Second opus des « Mille saisons », ce feuilleton intergénérationnel découvert avec La Géante et le naufrageur (critique in Bifrost n°112), L’Éveil du Palazzo nous promène dans le lacis populeux des rues et avenues de la cité de Pré aux Oies. L’occasion pour Léo Henry de prolonger avec bonheur son récit en compagnie de nouveaux personnages pour une aventure riche en rebondissements. Les afficinados de l’auteur peuvent d’ores et déjà jubiler, les autres, principalement néophytes, qu’ils sachent que la lecture de La Géante et le naufrageur n’est aucunement pré-requise pour profiter du présent roman, même s’il est regrettable de ne pouvoir se prévaloir de cette expérience.
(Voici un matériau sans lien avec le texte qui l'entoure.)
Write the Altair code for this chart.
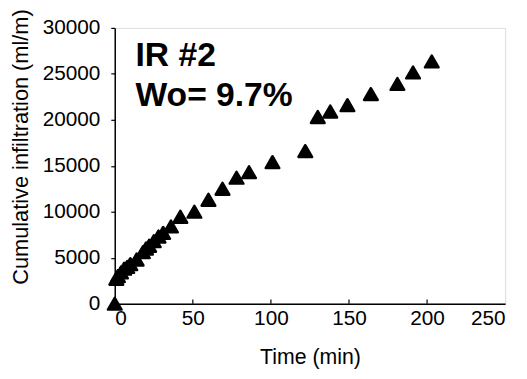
import altair as alt
import pandas as pd

time_min = [0, 1, 2, 4, 6, 8, 10, 14, 18, 20, 22, 25, 28, 31, 36, 42, 51, 60, 69, 78, 86, 101, 122, 130, 138, 149, 164, 181, 191, 203]
cum_inf = [0, 2700, 3000, 3400, 3800, 4000, 4300, 4800, 5600, 6000, 6300, 6800, 7300, 7700, 8400, 9450, 10000, 11300, 12500, 13700, 14300, 15400, 16600, 20300, 20900, 21600, 22800, 23900, 25150, 26350]

x_ticks = [0, 50, 100, 150, 200, 250]
y_ticks = [0, 5000, 10000, 15000, 20000, 25000, 30000]
inner_ticks = [50, 100, 150, 200]

ann_text = ["IR #2", "Wo= 9.7%"]
ann_x = [13.3, 13.3]
ann_y = [25850, 21500]

FONT = "Liberation Sans"

df = pd.DataFrame({"t": time_min, "c": cum_inf})
tick_df = pd.DataFrame({"t": inner_ticks, "y0": [0] * len(inner_ticks), "y1": [450] * len(inner_ticks)})
ann_df = pd.DataFrame({"txt": ann_text, "t": ann_x, "c": ann_y})

xscale = alt.Scale(domain=[0, 250], nice=False)
yscale = alt.Scale(domain=[0, 30000], nice=False)

points = alt.Chart(df).mark_point(
    shape="triangle-up", filled=True, color="black", size=190,
    stroke="black", strokeWidth=2.5, strokeJoin="round", opacity=1
).encode(
    x=alt.X("t:Q", scale=xscale, title="Time (min)",
            axis=alt.Axis(values=x_ticks, tickSize=0, labelPadding=4, titlePadding=19, format="d",
                          grid=False, domainColor="black", labelColor="black", titleColor="black",
                          labelFont=FONT, titleFont=FONT, labelFontSize=21, titleFontSize=21.5,
                          titleFontWeight="normal", domainWidth=1.5)),
    y=alt.Y("c:Q", scale=yscale, title="Cumulative infiltration (ml/m)",
            axis=alt.Axis(values=y_ticks, tickSize=4, tickColor="black", tickWidth=1.2, format="d",
                          labelPadding=11, grid=False, domainColor="black",
                          labelColor="black", titleColor="black",
                          labelFont=FONT, titleFont=FONT, labelFontSize=21, titleFontSize=22,
                          titleFontWeight="normal", domainWidth=1.5,
                          titleX=-95, titleY=120, titleBaseline="middle")),
)

ticks = alt.Chart(tick_df).mark_rule(color="black", strokeWidth=1.2).encode(
    x=alt.X("t:Q", scale=xscale),
    y=alt.Y("y0:Q", scale=yscale),
    y2="y1:Q",
)

ann = alt.Chart(ann_df).mark_text(
    align="left", baseline="alphabetic", font=FONT, fontSize=34, fontWeight="bold", color="black"
).encode(
    x=alt.X("t:Q", scale=xscale),
    y=alt.Y("c:Q", scale=yscale),
    text="txt:N",
)

chart = alt.layer(ticks, points, ann).properties(
    width=395, height=279,
    autosize=alt.AutoSizeParams(type="none"),
    padding={"left": 108, "top": 18, "right": 14, "bottom": 66},
).configure_view(stroke="black", strokeWidth=1.5).configure(background="white")

chart.save("out.html", embed_options={"renderer": "svg", "actions": False})
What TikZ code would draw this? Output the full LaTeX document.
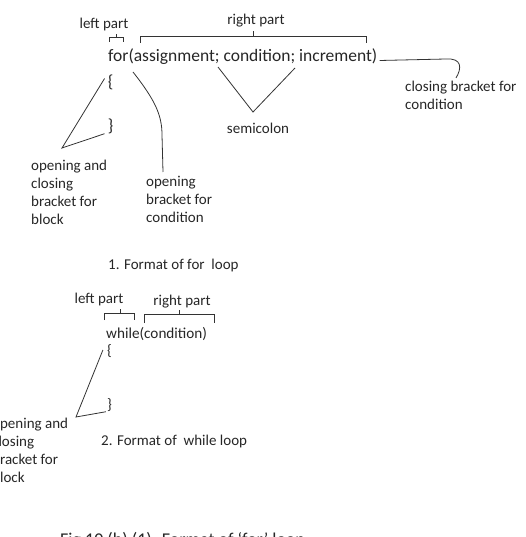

L’Éveil du Palazzo prend place entre les murs de Pré aux Oies, vaste cité pyramidale que l’on verrait bien servir de décor à un jeu de rôle. L’architecture labyrinthique de ses artères offre en effet un cadre idéal aux aventures de Lazario, Falsema et Jugon. Des ruelles insalubres du Quart Bas aux contreforts vertigineux des Éminences, en passant par les impasses retorses du Mitan, il, elle et iel courent le pavé, sautant de toitures en toitures ou se faufilant dans les cheminées pour échapper aux forces conjointes des six milices liguées pour faire taire Bavardasse, l’agitateur redouté, ennemi public numéro 1 de l’Archopuissance et de la Régentine, son âme damnée. Jeté sur les chemins de l’aventure avec l’enlèvement de son vénérable maître, Lazario se retrouve mêlé à la révolution qui couve, menaçant les équilibres de la cité dont on découvre peu à peu l’organisation délétère et l’histoire tourmentée. Pré aux Oies apparaît en effet comme un microcosme toxique, une cité stratifiée à l’extrême, concentrant le pouvoir entre les mains d’une minorité profitant du travail et des rêves de ses habitants, tout en trahissant les promesses de ruissellement de cette manne vers les couches sociales inférieures. Toute ressemblance avec une situation existante ou ayant existé serait évidemment purement fortuite et ne pourrait être que le fruit d’une coïncidence, hein ? Bref, Léo Henry dépeint un monde fondé sur l’inégalité, la violence et la domination, mais où la solidarité et l’entraide ne sont pas absentes. Rien de neuf sous le soleil de la fantasy, nous dira-t-on ? Fort heureusement, il ne renonce pas à sa volonté de raconter des histoires, partageant la gouaille de ses personnages, leur émerveillement devant les beautés cachées que recèle la cité, mais également leur révolte face à l’iniquité. Aussi, une fois de plus, on se laisse prendre par le récit, s’amusant des trouvailles de l’auteur, tout en restant conscient de l’injustice intrinsèque d’un tel monde et de sa nécessaire rénovation par un imaginaire plus inclusif et équitable.
Avec une curiosité renouvelée, on prendra donc plaisir à poursuivre l’aventure des « Mille Saisons », avant un retour annoncé dans l’Archimonde. En attendant, on conseille aux impatients la lecture de L’Éveil du Palazzo. Ils ne seront pas déçus.